On the other side of the spectrum, you may realize that some methods lead to high incrementality, so you should spend more on them. If you have a lot of brand lift from affiliates, for example, then you might consider expanding your affiliate program.

The bottom line is that knowing your incremental sales helps you plan how to use your marketing budget more effectively and provides perspective. By calculating your sales lift, you have a figure that compares your results to what they would have been without the marketing campaign instead of a raw figure.

How to Quantify Marketing Efforts

Measuring marketing attribution typically involves using KPIs, such as conversion rates, website visits, or bounce rates. While all of these are important, quantifying your marketing success with incremental sales offers a direct look at their impact on your bottom line – whether your sales are online, offline, or both.

When it comes down to it, this is among the best ways to quantify marketing efforts.
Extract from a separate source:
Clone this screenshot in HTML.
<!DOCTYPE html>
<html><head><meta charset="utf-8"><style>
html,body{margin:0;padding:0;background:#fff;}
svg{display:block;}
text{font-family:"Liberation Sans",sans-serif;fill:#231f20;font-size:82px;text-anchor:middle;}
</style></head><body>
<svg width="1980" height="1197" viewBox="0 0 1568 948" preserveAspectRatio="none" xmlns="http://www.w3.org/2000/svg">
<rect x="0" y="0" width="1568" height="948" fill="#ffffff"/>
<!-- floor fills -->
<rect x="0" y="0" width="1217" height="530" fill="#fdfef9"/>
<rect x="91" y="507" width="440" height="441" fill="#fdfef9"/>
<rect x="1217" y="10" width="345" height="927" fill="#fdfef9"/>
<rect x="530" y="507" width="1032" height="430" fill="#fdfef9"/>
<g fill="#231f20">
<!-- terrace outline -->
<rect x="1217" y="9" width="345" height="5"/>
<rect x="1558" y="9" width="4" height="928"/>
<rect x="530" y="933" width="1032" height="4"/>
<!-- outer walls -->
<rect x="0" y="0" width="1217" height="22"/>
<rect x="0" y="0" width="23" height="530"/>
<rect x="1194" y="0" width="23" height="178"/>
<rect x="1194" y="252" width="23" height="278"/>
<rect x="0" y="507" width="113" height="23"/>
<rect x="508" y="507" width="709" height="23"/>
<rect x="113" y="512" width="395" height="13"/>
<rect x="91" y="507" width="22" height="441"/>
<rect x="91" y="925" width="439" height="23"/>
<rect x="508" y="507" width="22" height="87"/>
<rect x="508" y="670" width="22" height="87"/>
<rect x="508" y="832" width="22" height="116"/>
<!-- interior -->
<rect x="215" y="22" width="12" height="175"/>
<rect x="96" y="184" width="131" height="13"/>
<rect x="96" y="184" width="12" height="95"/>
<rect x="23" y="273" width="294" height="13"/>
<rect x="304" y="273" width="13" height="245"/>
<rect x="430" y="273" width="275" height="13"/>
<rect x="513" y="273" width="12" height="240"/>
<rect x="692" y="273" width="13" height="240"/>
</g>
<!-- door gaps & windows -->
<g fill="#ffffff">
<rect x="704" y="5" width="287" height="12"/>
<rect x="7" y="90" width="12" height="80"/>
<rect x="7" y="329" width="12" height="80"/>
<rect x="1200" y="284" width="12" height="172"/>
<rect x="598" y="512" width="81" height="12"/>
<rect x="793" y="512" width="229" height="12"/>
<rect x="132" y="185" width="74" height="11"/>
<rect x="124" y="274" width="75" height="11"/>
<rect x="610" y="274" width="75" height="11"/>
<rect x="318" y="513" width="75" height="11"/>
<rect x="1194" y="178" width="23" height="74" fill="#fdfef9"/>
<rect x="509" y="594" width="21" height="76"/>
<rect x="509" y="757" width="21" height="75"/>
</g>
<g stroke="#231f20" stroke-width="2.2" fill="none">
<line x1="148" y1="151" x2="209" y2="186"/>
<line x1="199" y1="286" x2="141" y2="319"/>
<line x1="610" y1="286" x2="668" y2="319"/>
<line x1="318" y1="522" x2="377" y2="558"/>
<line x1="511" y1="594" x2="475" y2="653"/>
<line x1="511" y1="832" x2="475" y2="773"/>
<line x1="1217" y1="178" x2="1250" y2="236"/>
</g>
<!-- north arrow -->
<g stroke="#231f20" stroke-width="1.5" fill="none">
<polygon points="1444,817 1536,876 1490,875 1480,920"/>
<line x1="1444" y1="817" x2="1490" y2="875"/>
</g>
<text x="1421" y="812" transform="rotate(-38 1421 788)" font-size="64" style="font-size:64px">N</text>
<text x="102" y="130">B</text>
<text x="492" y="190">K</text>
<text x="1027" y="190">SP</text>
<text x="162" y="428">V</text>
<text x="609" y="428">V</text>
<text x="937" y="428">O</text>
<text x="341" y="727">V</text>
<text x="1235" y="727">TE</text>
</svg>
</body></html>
An Example of Incrementality

To show how incremental sales provides better context than raw numbers, consider the following scenario. You spend $5,000 on an affiliate marketing program for a product, and this leads to $15,000 in sales. At face value, it seems that your affiliate marketing campaign gave you $10,000 in profit or ROI.
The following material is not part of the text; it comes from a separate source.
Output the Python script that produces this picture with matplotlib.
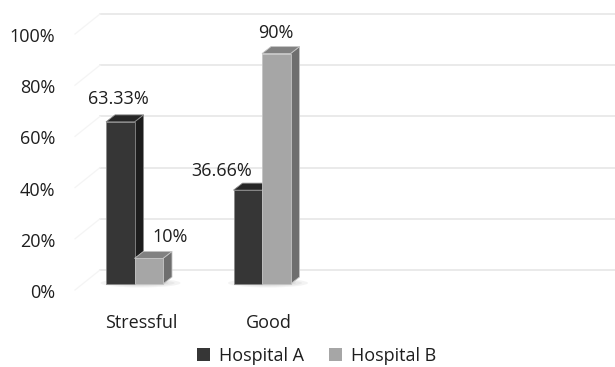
import matplotlib.pyplot as plt
from matplotlib.patches import Polygon, Ellipse

plt.rcParams['font.family'] = ['Open Sans', 'DejaVu Sans']

categories = ['Stressful', 'Good']
hospital_a = [63.33, 36.66]
hospital_b = [10, 90]
labels_a = ['63.33%', '36.66%']
labels_b = ['10%', '90%']
y_ticks = [0, 20, 40, 60, 80, 100]

# pixels per data unit (x: one category, y: one percent)
PX_X = 127.5
PX_Y = 2.56
BAR_W = 28.5 / PX_X
DEPTH_X = 9 / PX_X
DEPTH_Y = 7 / PX_Y

COL_A = ('#363636', '#262626', '#1d1d1d')   # front, top, side
COL_B = ('#a6a6a6', '#818181', '#6e6e6e')
TEXT = '#1e1e1e'

# label shifts in pixels, Excel 3D charts place them a bit off centre
shift_a = [(-2, 23), (-26, 19)]
shift_b = [(21, 21), (0, 21)]

fig = plt.figure(figsize=(6.15, 3.67), dpi=100)
ax = fig.add_axes([0, 0, 1, 1])
ax.set_xlim(-134.5 / PX_X, (615 - 134.5) / PX_X)
ax.set_ylim(-(367 - 284) / PX_Y, 284 / PX_Y)
ax.axis('off')

# back wall gridlines plus the faint side wall strokes
wall_x = (100 - 134.5) / PX_X
side_x = (75 - 134.5) / PX_X
for t in y_ticks:
    yb = t + 14 / PX_Y
    ax.plot([wall_x, ax.get_xlim()[1]], [yb, yb], color='#e4e4e4', lw=1.1, zorder=1)
    ax.plot([side_x, wall_x], [yb - 20 / PX_Y, yb], color='#f4f4f4', lw=0.9, zorder=1)
    ax.text(-79 / PX_X, t - 3.5, '%d%%' % t, ha='right', va='center',
            fontsize=13, color=TEXT)

x = list(range(len(categories)))

# soft shadows on the floor under each group
for i in x:
    for k, a in enumerate([0.08, 0.08, 0.1]):
        ax.add_patch(Ellipse((i + 6 / PX_X, 1 / PX_Y), (80 - 12 * k) / PX_X,
                             (9 - 2 * k) / PX_Y, color='#707070', alpha=a,
                             lw=0, zorder=2))


def draw_bars(lefts, values, cols, edge):
    bars = ax.bar(lefts, values, width=BAR_W, align='edge', color=cols[0],
                  edgecolor=edge, linewidth=0.6, zorder=4)
    for left, v in zip(lefts, values):
        right = left + BAR_W
        top = [(left, v), (right, v), (right + DEPTH_X, v + DEPTH_Y),
               (left + DEPTH_X, v + DEPTH_Y)]
        side = [(right, 0), (right, v), (right + DEPTH_X, v + DEPTH_Y),
                (right + DEPTH_X, DEPTH_Y)]
        ax.add_patch(Polygon(side, closed=True, facecolor=cols[2],
                             edgecolor=edge, lw=0.6, zorder=3))
        ax.add_patch(Polygon(top, closed=True, facecolor=cols[1],
                             edgecolor=edge, lw=0.6, zorder=3))
    return bars


bars_a = draw_bars([i - BAR_W for i in x], hospital_a, COL_A, '#8a8a8a')
# B sits in front of A's side face
for b in bars_a:
    b.set_zorder(3.5)
bars_b = draw_bars(x, hospital_b, COL_B, '#c4c4c4')
for b in bars_b:
    b.set_zorder(5)
for p in ax.patches[-4:]:
    p.set_zorder(4.8)

for i in x:
    ax.annotate(labels_a[i], (i - BAR_W / 2, hospital_a[i]),
                xytext=shift_a[i], textcoords='offset pixels',
                ha='center', va='center', fontsize=13, color=TEXT, zorder=6)
    ax.annotate(labels_b[i], (i + BAR_W / 2, hospital_b[i]),
                xytext=shift_b[i], textcoords='offset pixels',
                ha='center', va='center', fontsize=13, color=TEXT, zorder=6)
    ax.text(i + 6.5 / PX_X, -39 / PX_Y, categories[i], ha='center',
            va='center', fontsize=13, color=TEXT)

leg = fig.legend([bars_a[0], bars_b[0]], ['Hospital A', 'Hospital B'],
                 loc='center', bbox_to_anchor=(0.515, 0.03), ncol=2,
                 frameon=False, fontsize=13, handlelength=0.7,
                 handleheight=0.7, handletextpad=0.5, columnspacing=1.4)
for h in leg.legend_handles:
    h.set_edgecolor('none')
for t in leg.get_texts():
    t.set_color(TEXT)

fig.savefig('out.png', dpi=100)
But you did not account for how much of that product you already sold. If you previously only sold $6,000 worth, then you have incremental sales of $9,000 (sales of $15,000 minus baseline sales of $6,000). You know it is a sound strategy and should continue to invest in that campaign. On the other hand, if you do not add tracking to the equation, you will have to try and isolate the different variables (efforts, campaigns, etc.).

But what if you already sold $11,000 of that product? The incremental sales would be just $4,000 (sales of $15,000 minus the baseline sales of $11,000). Given that you invested $5,000, you lost money. This would let you know you should reconsider using that particular marketing campaign.

Gathering More Data

All of the reasons to calculate incrementality or incremental sales come down to one main benefit – gathering more data. You need data to help adjust your marketing strategies and other efforts. Incrementality is just one example of sales data. Other important data categories include activity data, such as the actions your team takes to boost sales, and observational data, such as the in-store conditions that seem to affect sales.

The Bottom Line

Incrementality or incremental sales refers to the increased amount of sales that you have thanks to an external effort, such as an affiliate program or pay-per-click campaign. For simplicity and easier tracking, it is most common for incremental sales to focus on the last interaction a customer has before buying.

With your incremental sales data, you can see which marketing campaigns are performing the best and the worst. This lets you focus your marketing budget on those with the best ROI.